Climbing stairs is not what I would call my preferred activity. Increasingly as part of my curmudgeonly evolution I have wilfully identified those undertakings from which I instinctively resile. The scope of abandonment primarily encompasses social conventions but I as willingly condemn other enterprises which for one reason or another I dislike or of which from some more complicated motive I disapprove. This evening as we dined at Heirloom Café on the Mississippi River I was obliged to descend a winding flight of stairs in order to "check the children"; the main floor loo was occupied. I discovered upon returning to table that my Apple watch had recorded my climb on the two flights of stairs. This bit of intelligence captures the competing philosophic message surrounding the performances of necessity and preference; that is, some things while undesirable are nonetheless imperative.
Balancing this persuasive theme is my predominant bent insofar as possible to avoid what I abhor where the inclination is not otherwise commissioned. Among those social enterprises for which I have no pre-existing displeasure is the company of people with whom I am comfortable and with whom I do not mind being cloistered for upwards of three hours. Admittedly this is a narrow refinement - violating as it does any number of traditional foregathering, the deprivation of which I am fully capable of enduring. After almost half a century of private law practice the willingness to ignore what are possibly advantageous commitments is nothing short of revolutionary. The conditioned submission to commercial give-and-take is a habit which is reluctant to recoil. It requires a frank acknowledgment of one's personal ambitions and a clarity of one's undertow of interests.
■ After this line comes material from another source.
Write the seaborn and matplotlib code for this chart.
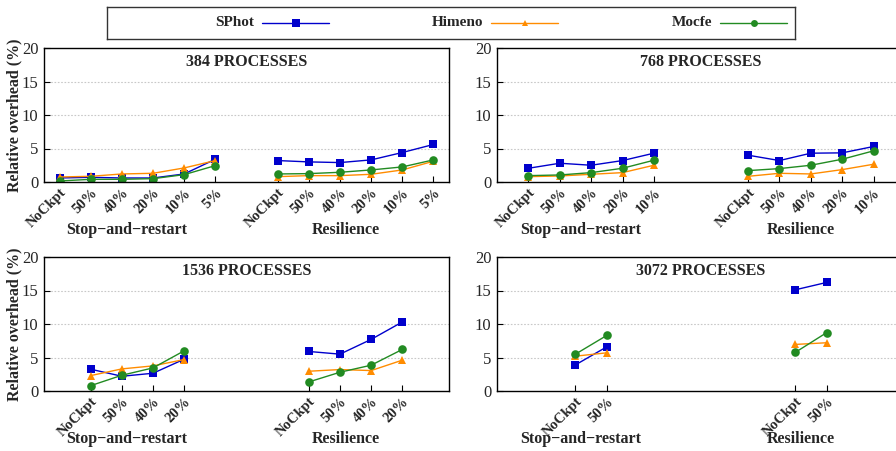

Achievement of this goal most certainly satisfies my own objectives. I won't however presume to extend the identical procurement to those with whom I cavort. The disparity which exists between each of us, no matter how seemingly compatible, is such that the success of our personal goals is by definition singular. I would naturally hope that there is some reciprocity but the legitimacy of my propositions demands that I stand on my claim without knowing its strength in the minds of others.